Director Christopher Smith (Triangle, Severance, Creep) has long walked the fine line between genre smarts and psychological thrills. With Consecration, he returns to familiar territory: isolation, trauma, and the gnawing sense that reality is unspooling by divine design—or perhaps something darker. Unfortunately, despite a stellar cast and evocative visuals, this theological thriller never quite delivers the clarity or momentum it promises.
At the centre of the story is Grace, played with icy restraint and wounded conviction by Jena Malone, who travels to a remote convent in the Scottish Highlands after the supposed suicide of her priest brother. It’s no spoiler to say she doesn’t buy the Church’s official line. What follows is a grim unpicking of spiritual rot, ancient rites, and personal demons—literal and otherwise.
Malone is a reliably magnetic presence, giving Grace a cold, coiled intensity.
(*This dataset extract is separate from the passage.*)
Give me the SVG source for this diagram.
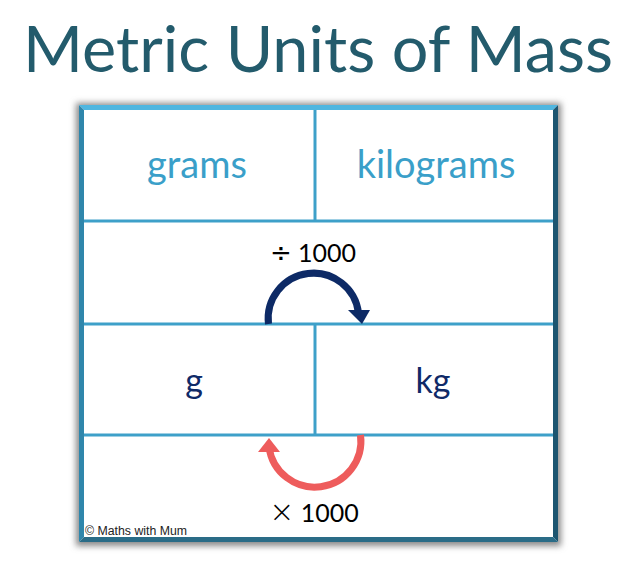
<svg xmlns="http://www.w3.org/2000/svg" width="639" height="566" viewBox="0 0 639 566">
<style>
.title{font-family:Lato,"Open Sans",sans-serif;font-size:64px;fill:#235B6C}
.unit{font-family:Lato,"Open Sans",sans-serif;font-size:38px;fill:#3A9FC9;text-anchor:middle}
.abbr{font-family:Lato,"Open Sans",sans-serif;font-size:34px;fill:#0F2A68;text-anchor:middle}
.op{font-family:Lato,"Open Sans",sans-serif;font-size:25px;fill:#000;text-anchor:middle}
.sym{font-family:"DejaVu Sans",sans-serif}
.thin{font-weight:300}
.copy{font-family:"Liberation Sans",Arial,sans-serif;font-size:12.3px;fill:#222}
.grid{stroke:#3EA0C9;stroke-width:3;fill:none}
</style>
<defs>
<filter id="shadow" x="-10%" y="-10%" width="120%" height="120%">
<feGaussianBlur stdDeviation="3"/>
</filter>
</defs>
<rect width="639" height="566" fill="#fff"/>
<g id="title"><text class="title" x="23" y="72" textLength="590" lengthAdjust="spacingAndGlyphs">Metric Units of Mass</text></g>
<g id="frame">
<rect x="76" y="103" width="485" height="443" fill="#8a8a8a" filter="url(#shadow)"/>
<rect x="79" y="105" width="479" height="437" fill="#fff"/>
<polygon points="79,105 558,105 553,110 84,110" fill="#4FB6E0"/>
<polygon points="79,105 84,110 84,537 79,542" fill="#2F86AB"/>
<polygon points="558,105 558,542 553,537 553,110" fill="#1C5570"/>
<polygon points="79,542 558,542 553,537 84,537" fill="#2A6C87"/>
</g>
<g id="grid">
<line class="grid" x1="84" y1="221" x2="553" y2="221"/>
<line class="grid" x1="84" y1="324" x2="553" y2="324"/>
<line class="grid" x1="84" y1="435" x2="553" y2="435"/>
<line class="grid" x1="315" y1="110" x2="315" y2="221"/>
<line class="grid" x1="315" y1="324" x2="315" y2="435"/>
</g>
<g id="node-grams"><text class="unit" x="197" y="178">grams</text></g>
<g id="node-kilograms"><text class="unit" x="436" y="178">kilograms</text></g>
<g id="node-g"><text class="abbr" x="194" y="393">g</text></g>
<g id="node-kg"><text class="abbr" x="433" y="393">kg</text></g>
<g id="connectors">
<path d="M268.5,324 A45,45 0 0 1 358.5,313" fill="none" stroke="#0D2A66" stroke-width="7"/>
<polygon points="348,310 370,310 362,324" fill="#0D2A66"/>
<path d="M360.5,435 A46,46 0 0 1 269,447" fill="none" stroke="#EE5C5C" stroke-width="7"/>
<polygon points="258,452 280,452 269,438" fill="#EE5C5C"/>
</g>
<g id="labels">
<text class="op" x="313" y="262"><tspan class="sym" font-size="26">÷</tspan> 1000</text>
<text class="op" x="314" y="522"><tspan class="sym thin" font-size="30">×</tspan> 1000</text>
</g>
<g id="copyright"><text class="copy" x="85" y="535">© Maths with Mum</text></g>
</svg>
She’s in nearly every frame and carries the film with a quiet sense of fury, even when the script leaves her wandering in narrative fog. Danny Huston, meanwhile, brings a slippery, unsettling charm to his role as Father Romero—a man whose calm demeanour suggests he’s either a holy man or something far more manipulative. Their scenes together crackle with tension, even if the broader story never quite catches fire.
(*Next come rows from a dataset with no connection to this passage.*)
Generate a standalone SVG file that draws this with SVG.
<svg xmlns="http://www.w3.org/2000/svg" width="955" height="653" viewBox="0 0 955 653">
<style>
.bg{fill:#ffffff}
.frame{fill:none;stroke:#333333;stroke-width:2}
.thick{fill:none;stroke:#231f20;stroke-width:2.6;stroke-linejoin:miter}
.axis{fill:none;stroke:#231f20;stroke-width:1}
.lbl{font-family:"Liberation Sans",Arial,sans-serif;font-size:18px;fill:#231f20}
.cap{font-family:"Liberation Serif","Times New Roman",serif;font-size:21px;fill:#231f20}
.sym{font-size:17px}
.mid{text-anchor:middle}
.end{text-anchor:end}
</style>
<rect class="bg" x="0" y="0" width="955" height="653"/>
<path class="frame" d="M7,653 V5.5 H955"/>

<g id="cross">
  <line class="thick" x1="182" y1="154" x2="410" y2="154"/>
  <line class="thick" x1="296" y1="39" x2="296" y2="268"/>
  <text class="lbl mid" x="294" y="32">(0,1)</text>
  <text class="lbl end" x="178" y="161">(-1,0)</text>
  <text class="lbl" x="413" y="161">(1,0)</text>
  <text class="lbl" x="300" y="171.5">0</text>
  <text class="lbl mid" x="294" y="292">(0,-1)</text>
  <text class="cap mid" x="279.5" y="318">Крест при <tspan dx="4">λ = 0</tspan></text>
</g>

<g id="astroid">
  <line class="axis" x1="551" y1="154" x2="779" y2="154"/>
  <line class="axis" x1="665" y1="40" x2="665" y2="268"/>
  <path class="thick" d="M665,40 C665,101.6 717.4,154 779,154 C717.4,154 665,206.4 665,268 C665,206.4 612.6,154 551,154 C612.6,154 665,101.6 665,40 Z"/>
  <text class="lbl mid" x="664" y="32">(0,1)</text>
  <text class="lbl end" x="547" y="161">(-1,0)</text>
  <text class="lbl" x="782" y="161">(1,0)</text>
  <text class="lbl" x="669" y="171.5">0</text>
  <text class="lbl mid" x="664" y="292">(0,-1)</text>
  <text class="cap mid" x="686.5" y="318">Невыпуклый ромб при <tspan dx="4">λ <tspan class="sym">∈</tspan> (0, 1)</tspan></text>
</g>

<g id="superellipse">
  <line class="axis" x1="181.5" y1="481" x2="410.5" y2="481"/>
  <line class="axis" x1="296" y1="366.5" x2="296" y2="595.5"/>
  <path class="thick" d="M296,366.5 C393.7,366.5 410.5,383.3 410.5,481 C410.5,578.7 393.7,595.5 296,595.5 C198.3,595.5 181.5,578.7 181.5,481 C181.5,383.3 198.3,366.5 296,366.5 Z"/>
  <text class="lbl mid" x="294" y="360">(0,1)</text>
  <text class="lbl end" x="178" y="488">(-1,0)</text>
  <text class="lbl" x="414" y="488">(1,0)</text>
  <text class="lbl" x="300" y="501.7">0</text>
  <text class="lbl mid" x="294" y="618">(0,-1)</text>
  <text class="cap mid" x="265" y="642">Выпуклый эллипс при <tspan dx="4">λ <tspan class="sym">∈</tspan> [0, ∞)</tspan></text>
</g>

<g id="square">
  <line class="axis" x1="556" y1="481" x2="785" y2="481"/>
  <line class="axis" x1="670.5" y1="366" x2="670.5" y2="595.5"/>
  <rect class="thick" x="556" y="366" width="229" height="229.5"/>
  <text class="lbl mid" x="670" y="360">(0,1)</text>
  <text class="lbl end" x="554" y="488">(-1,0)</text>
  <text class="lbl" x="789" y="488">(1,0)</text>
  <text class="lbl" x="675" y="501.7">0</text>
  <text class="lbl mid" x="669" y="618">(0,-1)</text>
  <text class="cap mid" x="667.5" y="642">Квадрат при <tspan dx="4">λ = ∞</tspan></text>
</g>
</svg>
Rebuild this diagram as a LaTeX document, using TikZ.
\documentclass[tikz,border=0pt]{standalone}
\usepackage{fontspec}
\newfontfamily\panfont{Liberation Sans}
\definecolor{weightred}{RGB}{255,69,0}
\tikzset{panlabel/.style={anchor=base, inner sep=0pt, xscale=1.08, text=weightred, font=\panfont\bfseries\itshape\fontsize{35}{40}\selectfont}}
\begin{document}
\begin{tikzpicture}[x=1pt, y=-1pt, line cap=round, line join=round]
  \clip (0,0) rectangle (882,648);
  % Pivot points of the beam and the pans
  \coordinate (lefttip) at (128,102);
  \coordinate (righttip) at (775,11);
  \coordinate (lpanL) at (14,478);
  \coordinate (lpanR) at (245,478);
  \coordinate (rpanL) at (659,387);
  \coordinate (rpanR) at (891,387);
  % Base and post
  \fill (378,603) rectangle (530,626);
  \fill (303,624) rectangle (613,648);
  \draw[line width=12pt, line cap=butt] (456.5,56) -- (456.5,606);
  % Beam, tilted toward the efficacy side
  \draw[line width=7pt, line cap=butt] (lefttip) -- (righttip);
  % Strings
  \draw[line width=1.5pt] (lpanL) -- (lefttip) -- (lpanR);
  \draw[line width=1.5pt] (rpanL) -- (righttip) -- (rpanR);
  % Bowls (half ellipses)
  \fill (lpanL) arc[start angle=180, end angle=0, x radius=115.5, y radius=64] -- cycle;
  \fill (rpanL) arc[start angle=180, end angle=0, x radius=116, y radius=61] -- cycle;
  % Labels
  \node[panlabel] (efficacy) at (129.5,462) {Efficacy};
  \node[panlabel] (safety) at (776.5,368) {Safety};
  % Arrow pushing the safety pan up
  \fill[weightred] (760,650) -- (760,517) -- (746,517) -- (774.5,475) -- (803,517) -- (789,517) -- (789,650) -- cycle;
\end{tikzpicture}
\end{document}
Visually, Consecration is arresting. Robert Adams’ cinematography makes the windswept cliffs and ancient stone interiors of the convent feel appropriately ominous and otherworldly. There’s a chilling stillness to the imagery, as though the land itself has been cursed. Smith knows how to set a mood, and he does so beautifully here, evoking The Ninth Configuration by way of The Nun.
But for all its atmosphere, Consecration stumbles under the weight of its convoluted plot. Flashbacks, hallucinations, religious visions, and a not-so-linear structure make for an increasingly confusing experience. Smith is no stranger to twisty storytelling—Triangle remains a standout in that regard—but here the puzzle-box elements feel murky rather than mind-bending. The story moves slowly, and its pacing often saps the tension that the setting and premise so deftly establish.
By the time the “revelations” arrive, they’re less shocking than they are baffling, tipping the film into a kind of Doctor Who-style timey-wimey terrain that doesn’t mesh with the grounded horror of its opening acts. It’s a tonal mismatch, and one that ultimately dulls the emotional impact of the finale.
Still, there’s something admirable about the ambition on display. Consecration isn’t content to offer up surface-level scares. It aims for spiritual unease and existential horror, and when it clicks, it’s genuinely unsettling. But in the end, the execution can’t match the ambition.
The Prognosis:
A gorgeous, well-acted descent into faith and madness—but one that loses its way somewhere along the sacred path.
- Saul Muerte
Consecration will be available on UK Digital Platforms from 16th June.